# Data lines
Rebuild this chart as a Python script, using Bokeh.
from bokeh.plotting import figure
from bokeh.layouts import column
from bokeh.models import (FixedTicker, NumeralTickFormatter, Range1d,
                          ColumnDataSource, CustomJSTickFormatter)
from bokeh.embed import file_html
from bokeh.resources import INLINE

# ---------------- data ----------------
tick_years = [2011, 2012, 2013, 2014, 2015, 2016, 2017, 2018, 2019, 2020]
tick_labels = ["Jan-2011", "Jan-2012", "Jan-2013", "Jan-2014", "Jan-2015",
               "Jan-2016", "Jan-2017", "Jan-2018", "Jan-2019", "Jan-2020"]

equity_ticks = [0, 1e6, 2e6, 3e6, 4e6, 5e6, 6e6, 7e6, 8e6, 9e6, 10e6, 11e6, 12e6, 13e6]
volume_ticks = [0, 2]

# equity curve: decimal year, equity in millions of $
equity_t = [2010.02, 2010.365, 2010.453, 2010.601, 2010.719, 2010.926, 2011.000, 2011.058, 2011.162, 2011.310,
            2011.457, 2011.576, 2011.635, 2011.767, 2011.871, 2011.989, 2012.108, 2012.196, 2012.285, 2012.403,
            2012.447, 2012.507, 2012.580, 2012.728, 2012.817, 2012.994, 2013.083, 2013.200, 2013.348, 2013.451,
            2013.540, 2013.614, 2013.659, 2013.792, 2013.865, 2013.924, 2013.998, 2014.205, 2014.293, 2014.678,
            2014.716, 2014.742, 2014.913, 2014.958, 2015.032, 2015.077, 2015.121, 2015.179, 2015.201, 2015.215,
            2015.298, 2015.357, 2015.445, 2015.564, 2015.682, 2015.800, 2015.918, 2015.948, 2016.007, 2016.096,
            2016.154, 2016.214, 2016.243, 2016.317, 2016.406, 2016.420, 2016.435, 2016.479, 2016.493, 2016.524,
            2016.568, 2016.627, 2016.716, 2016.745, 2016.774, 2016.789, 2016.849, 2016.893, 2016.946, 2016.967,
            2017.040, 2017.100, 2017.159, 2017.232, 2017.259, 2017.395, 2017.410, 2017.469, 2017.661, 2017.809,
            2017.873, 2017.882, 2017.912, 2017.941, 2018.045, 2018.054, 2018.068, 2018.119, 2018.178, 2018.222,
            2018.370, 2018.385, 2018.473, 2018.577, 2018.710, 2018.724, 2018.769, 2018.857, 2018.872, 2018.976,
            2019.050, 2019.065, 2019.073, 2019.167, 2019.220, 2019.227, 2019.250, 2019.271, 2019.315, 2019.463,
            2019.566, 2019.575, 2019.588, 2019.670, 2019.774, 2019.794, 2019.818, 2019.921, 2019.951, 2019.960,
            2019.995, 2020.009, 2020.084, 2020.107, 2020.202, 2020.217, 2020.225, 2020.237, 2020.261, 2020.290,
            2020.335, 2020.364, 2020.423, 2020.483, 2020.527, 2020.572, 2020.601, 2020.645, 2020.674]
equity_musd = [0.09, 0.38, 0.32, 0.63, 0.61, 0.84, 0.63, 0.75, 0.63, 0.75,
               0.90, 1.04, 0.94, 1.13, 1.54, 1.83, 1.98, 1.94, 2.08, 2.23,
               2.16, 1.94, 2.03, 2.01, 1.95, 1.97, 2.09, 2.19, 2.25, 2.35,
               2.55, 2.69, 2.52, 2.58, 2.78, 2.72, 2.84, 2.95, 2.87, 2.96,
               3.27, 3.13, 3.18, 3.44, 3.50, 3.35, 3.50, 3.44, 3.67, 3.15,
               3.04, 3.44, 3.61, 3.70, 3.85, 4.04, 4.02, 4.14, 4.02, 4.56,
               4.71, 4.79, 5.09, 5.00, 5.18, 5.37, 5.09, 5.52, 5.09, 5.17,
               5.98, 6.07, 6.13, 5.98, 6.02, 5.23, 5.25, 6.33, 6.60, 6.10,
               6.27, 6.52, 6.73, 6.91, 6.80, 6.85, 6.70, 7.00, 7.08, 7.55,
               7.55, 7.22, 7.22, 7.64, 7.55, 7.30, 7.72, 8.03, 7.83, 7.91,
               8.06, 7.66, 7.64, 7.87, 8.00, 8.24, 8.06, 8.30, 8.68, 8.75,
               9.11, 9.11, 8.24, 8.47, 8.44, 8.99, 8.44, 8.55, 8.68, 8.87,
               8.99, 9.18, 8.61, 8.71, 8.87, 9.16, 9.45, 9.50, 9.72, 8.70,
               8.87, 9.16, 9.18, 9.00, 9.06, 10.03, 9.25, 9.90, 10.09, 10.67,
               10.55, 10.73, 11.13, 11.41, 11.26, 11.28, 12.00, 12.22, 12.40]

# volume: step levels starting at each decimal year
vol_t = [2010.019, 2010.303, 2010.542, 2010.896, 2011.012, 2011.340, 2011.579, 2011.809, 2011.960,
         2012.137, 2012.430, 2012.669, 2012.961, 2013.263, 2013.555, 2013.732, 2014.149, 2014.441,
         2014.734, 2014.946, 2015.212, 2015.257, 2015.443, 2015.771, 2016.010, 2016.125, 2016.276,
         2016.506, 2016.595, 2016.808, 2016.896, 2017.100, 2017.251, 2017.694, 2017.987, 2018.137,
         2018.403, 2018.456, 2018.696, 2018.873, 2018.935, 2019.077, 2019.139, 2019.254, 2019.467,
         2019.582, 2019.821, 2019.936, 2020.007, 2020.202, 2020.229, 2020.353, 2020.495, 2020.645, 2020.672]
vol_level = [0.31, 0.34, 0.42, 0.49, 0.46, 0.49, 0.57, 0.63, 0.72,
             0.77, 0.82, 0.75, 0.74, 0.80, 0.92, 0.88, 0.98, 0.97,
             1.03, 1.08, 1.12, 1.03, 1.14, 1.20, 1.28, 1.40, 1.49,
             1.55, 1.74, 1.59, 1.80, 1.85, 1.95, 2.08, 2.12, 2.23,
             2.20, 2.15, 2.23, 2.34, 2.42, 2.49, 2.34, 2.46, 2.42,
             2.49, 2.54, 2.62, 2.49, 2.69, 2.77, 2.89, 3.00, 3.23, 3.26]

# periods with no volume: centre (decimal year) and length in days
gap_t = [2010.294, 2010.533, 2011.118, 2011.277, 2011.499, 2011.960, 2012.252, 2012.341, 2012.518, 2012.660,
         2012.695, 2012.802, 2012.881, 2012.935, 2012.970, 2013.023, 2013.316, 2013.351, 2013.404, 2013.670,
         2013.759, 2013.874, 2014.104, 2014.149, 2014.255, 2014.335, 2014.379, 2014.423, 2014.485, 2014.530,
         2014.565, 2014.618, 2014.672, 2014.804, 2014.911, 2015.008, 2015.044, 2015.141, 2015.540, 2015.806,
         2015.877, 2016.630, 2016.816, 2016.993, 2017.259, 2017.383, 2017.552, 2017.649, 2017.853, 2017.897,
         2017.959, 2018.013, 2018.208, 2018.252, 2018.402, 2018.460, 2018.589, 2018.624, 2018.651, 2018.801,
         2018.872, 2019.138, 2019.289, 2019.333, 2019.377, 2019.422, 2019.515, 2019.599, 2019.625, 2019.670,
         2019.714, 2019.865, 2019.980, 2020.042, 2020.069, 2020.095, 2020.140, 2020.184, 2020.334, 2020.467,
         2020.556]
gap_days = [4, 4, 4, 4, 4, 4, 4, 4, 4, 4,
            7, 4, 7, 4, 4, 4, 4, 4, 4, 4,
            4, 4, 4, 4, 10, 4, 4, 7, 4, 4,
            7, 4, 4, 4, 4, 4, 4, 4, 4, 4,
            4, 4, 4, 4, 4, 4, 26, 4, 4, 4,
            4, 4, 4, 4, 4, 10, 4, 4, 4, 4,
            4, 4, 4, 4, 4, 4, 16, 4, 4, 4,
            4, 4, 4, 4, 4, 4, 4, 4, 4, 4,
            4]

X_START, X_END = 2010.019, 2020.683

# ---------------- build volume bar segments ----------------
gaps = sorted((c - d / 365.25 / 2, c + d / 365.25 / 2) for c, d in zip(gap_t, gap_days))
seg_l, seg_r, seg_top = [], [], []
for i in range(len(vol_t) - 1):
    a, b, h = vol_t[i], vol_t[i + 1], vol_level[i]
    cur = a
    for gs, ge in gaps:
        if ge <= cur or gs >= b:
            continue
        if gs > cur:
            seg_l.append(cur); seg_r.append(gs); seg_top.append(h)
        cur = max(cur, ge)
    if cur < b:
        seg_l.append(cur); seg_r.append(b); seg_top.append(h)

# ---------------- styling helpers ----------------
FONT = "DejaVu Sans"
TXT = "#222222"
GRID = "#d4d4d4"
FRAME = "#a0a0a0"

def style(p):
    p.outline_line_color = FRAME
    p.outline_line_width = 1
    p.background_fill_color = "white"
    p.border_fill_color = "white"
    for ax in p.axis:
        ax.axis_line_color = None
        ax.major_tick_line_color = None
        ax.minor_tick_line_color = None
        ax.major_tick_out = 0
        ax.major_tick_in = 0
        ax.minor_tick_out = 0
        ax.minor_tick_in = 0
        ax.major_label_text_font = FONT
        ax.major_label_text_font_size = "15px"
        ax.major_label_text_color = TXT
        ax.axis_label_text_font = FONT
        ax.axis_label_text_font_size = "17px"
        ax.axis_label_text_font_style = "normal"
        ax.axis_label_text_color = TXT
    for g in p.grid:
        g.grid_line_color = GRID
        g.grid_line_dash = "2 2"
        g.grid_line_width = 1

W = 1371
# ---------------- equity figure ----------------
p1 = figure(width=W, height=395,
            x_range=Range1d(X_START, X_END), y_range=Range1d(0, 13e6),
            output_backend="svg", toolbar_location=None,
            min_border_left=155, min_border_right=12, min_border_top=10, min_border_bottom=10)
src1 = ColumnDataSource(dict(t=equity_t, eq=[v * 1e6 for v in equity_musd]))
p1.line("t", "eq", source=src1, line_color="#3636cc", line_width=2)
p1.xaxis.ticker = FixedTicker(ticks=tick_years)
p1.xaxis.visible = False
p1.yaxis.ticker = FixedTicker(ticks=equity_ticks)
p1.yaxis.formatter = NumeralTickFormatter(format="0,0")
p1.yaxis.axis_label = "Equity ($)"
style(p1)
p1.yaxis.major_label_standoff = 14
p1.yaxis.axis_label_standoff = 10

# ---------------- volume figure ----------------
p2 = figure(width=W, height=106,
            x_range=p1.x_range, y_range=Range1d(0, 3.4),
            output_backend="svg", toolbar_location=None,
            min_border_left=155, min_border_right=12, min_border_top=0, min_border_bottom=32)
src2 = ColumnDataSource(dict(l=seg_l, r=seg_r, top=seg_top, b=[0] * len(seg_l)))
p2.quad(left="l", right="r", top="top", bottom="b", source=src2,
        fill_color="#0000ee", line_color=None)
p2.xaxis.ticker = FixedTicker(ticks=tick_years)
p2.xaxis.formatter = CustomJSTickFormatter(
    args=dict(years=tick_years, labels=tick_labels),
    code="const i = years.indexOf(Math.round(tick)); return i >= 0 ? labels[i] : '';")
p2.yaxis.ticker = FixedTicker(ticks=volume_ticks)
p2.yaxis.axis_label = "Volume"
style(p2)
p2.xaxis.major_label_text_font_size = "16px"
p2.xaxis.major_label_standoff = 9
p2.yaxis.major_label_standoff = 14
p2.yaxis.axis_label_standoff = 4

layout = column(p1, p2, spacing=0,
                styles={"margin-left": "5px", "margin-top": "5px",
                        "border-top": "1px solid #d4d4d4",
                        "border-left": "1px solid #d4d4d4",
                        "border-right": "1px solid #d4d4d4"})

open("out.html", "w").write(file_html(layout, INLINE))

# Task
Exactly as written, please reproduce the lines from the first line of the data to the line containing "from bokeh.resources import INLINE", inclusive, and nothing else.

# Answer for this exercise
Rebuild this chart as a Python script, using Bokeh.
from bokeh.plotting import figure
from bokeh.layouts import column
from bokeh.models import (FixedTicker, NumeralTickFormatter, Range1d,
                          ColumnDataSource, CustomJSTickFormatter)
from bokeh.embed import file_html
from bokeh.resources import INLINE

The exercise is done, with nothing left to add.